Article Abstract

Attendance of older patients with bone metastases at a multidisciplinary bone metastases clinic: an 8-year experience

Authors: Leah Drost, Vithusha Ganesh, Bo Angela Wan, Albert Yee, Michael Ford, Joel Finkelstein, Elizabeth David, Selina Chow, Edward Chow, Leigha Rowbottom


Background: Bone metastases clinic (BMC) is a multidisciplinary clinic where patients with bony metastases are assessed in conjunction by orthopedic surgery, radiation oncology, interventional radiology, and palliative medicine teams. The objective of the study was to determine the number of older adult (OA) referrals made to BMC and to examine their case dispositions.
Methods: Patients who were referred to the BMC from 2007 to 2015 were included in the study. Demographic information including gender, age, Karnofsky Performance Status (KPS), primary cancer site and reason for referral, as well as case dispositions were recorded for each patient.

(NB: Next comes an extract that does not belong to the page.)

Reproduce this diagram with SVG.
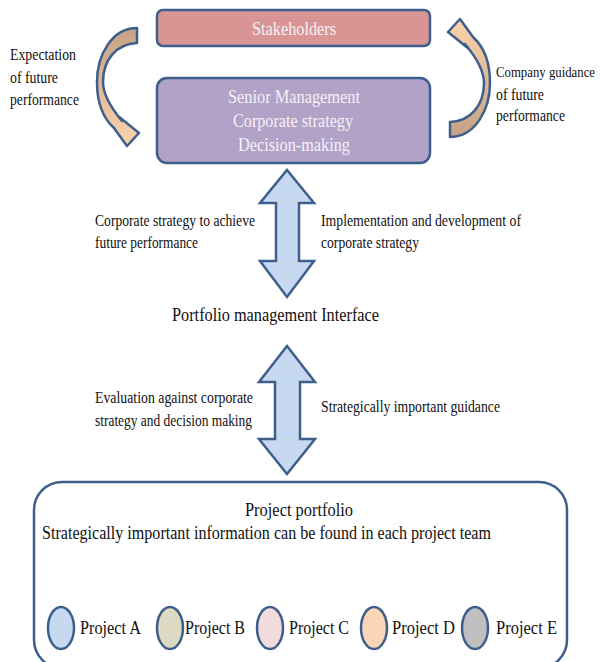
<svg xmlns="http://www.w3.org/2000/svg" width="601" height="662" viewBox="0 0 601 662" font-family="'Liberation Serif', 'Times New Roman', serif">
<style>
.box{stroke:#3e5f8c;stroke-width:2.5}
.arr{fill:#c6d9f1;stroke:#3e5f8c;stroke-width:2.5;stroke-linejoin:miter}
.curv{fill:url(#cg);stroke:#3e5f8c;stroke-width:2.5;stroke-linejoin:round}
.ell{stroke:#3e5f8c;stroke-width:2.5}
text{fill:#111}
.w{fill:#f4f1f6;font-size:18px}
.s{font-size:16px}
.m{font-size:18px}
</style>
<defs>
<linearGradient id="cg" gradientUnits="userSpaceOnUse" x1="0" y1="28" x2="0" y2="146">
<stop offset="0" stop-color="#c4a285"/>
<stop offset="1" stop-color="#fcd3ac"/>
</linearGradient>
</defs>
<g id="connectors">
<path class="curv" d="M137,28 C112,28 97,55 97,82 C97,104 104,119 114,128 L127,146 L139,133 L118,116 L122,121 C112,109 103,96 103,82 C103,60 116,44 137,43 Z"/>
<path class="curv" transform="rotate(180 293.5 82.5)" d="M137,28 C112,28 97,55 97,82 C97,104 104,119 114,128 L127,146 L139,133 L118,116 L122,121 C112,109 103,96 103,82 C103,60 116,44 137,43 Z"/>
<path class="arr" d="M287,170 L314,203 L299,203 L299,261 L314,261 L287,297 L260,261 L276,261 L276,203 L260,203 Z"/>
<path class="arr" d="M287,346 L315,382 L300,382 L300,439 L315,439 L287,474 L259,439 L275,439 L275,382 L259,382 Z"/>
</g>
<g id="stakeholders">
<rect class="box" x="157" y="10" width="273" height="36" rx="6" fill="#d99594"/>
<text class="w" x="294" y="35" text-anchor="middle" textLength="84" lengthAdjust="spacingAndGlyphs">Stakeholders</text>
</g>
<g id="senior">
<rect class="box" x="157" y="78" width="273" height="85" rx="10" fill="#b2a2c7"/>
<text class="w" x="294" y="103" text-anchor="middle" textLength="132" lengthAdjust="spacingAndGlyphs">Senior Management</text>
<text class="w" x="293" y="127" text-anchor="middle" textLength="120" lengthAdjust="spacingAndGlyphs">Corporate strategy</text>
<text class="w" x="294" y="151" text-anchor="middle" textLength="112" lengthAdjust="spacingAndGlyphs">Decision-making</text>
</g>
<g id="label-expectation">
<text class="s" x="10" y="60" textLength="66" lengthAdjust="spacingAndGlyphs">Expectation</text>
<text class="s" x="10" y="83" textLength="48" lengthAdjust="spacingAndGlyphs">of future</text>
<text class="s" x="10" y="105" textLength="69" lengthAdjust="spacingAndGlyphs">performance</text>
</g>
<g id="label-guidance">
<text x="496" y="77" font-size="14.5" textLength="99" lengthAdjust="spacingAndGlyphs">Company guidance</text>
<text class="s" x="496" y="100" textLength="48" lengthAdjust="spacingAndGlyphs">of future</text>
<text class="s" x="496" y="121" textLength="69" lengthAdjust="spacingAndGlyphs">performance</text>
</g>
<g id="label-upper">
<text class="s" x="95" y="226" textLength="160" lengthAdjust="spacingAndGlyphs">Corporate strategy to achieve</text>
<text class="s" x="95" y="248" textLength="103" lengthAdjust="spacingAndGlyphs">future performance</text>
<text class="s" x="321" y="226" textLength="200" lengthAdjust="spacingAndGlyphs">Implementation and development of</text>
<text class="s" x="321" y="248" textLength="98" lengthAdjust="spacingAndGlyphs">corporate strategy</text>
</g>
<g id="interface">
<text class="m" x="172" y="321" textLength="207" lengthAdjust="spacingAndGlyphs">Portfolio management Interface</text>
</g>
<g id="label-lower">
<text class="s" x="95" y="403" textLength="158" lengthAdjust="spacingAndGlyphs">Evaluation against corporate</text>
<text class="s" x="95" y="426" textLength="157" lengthAdjust="spacingAndGlyphs">strategy and decision making</text>
<text class="s" x="321" y="412" textLength="179" lengthAdjust="spacingAndGlyphs">Strategically important guidance</text>
</g>
<g id="portfolio">
<rect class="box" x="34" y="482" width="533" height="186" rx="28" fill="#fff"/>
<text class="m" x="245" y="516" textLength="108" lengthAdjust="spacingAndGlyphs">Project portfolio</text>
<text class="m" x="42" y="539" textLength="449" lengthAdjust="spacingAndGlyphs">Strategically important information can be found in each project team</text>
</g>
<g id="project-a">
<ellipse class="ell" cx="61" cy="628" rx="13" ry="21" fill="#c6d9f1"/>
<text class="m" x="80" y="634" textLength="61" lengthAdjust="spacingAndGlyphs">Project A</text>
</g>
<g id="project-b">
<ellipse class="ell" cx="170" cy="628" rx="13" ry="21" fill="#ddd9c3"/>
<text class="m" x="185" y="634" textLength="60" lengthAdjust="spacingAndGlyphs">Project B</text>
</g>
<g id="project-c">
<ellipse class="ell" cx="270" cy="628" rx="13" ry="21" fill="#f2dcdb"/>
<text class="m" x="289" y="634" textLength="60" lengthAdjust="spacingAndGlyphs">Project C</text>
</g>
<g id="project-d">
<ellipse class="ell" cx="374" cy="628" rx="13" ry="21" fill="#fbd5b5"/>
<text class="m" x="392" y="634" textLength="63" lengthAdjust="spacingAndGlyphs">Project D</text>
</g>
<g id="project-e">
<ellipse class="ell" cx="475" cy="628" rx="13" ry="21" fill="#bfbfbf"/>
<text class="m" x="496" y="634" textLength="61" lengthAdjust="spacingAndGlyphs">Project E</text>
</g>
</svg>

The proportion of OA attendance was calculated for each year from the total number of patient visits. OA attendance was defined as individuals ≥65 years of age who attended the BMC, and non-OA patients were those <65 years of age. Descriptive statistics were employed.
Results: A total of 551 patients were included with a median age of 64 years. The median KPS was 70 for OA and 80 for non-OA patients. OA attendance ranged per year from 42.5% to 58.7%. 14.1% of non-OA and 10.9% of OA patients were offered surgery. 62 patients in both cohorts (22.6% of OA and 22.4% of non-OA patients) were offered palliative radiation.
Conclusions: From 2007 to 2015, OA patients comprised a significant proportion of referrals to the BMC. Younger patients were offered surgery slightly more often when compared to OA patients. Age did not appear to be a precluding factor for BMC referral or a deterrent in treatments offered.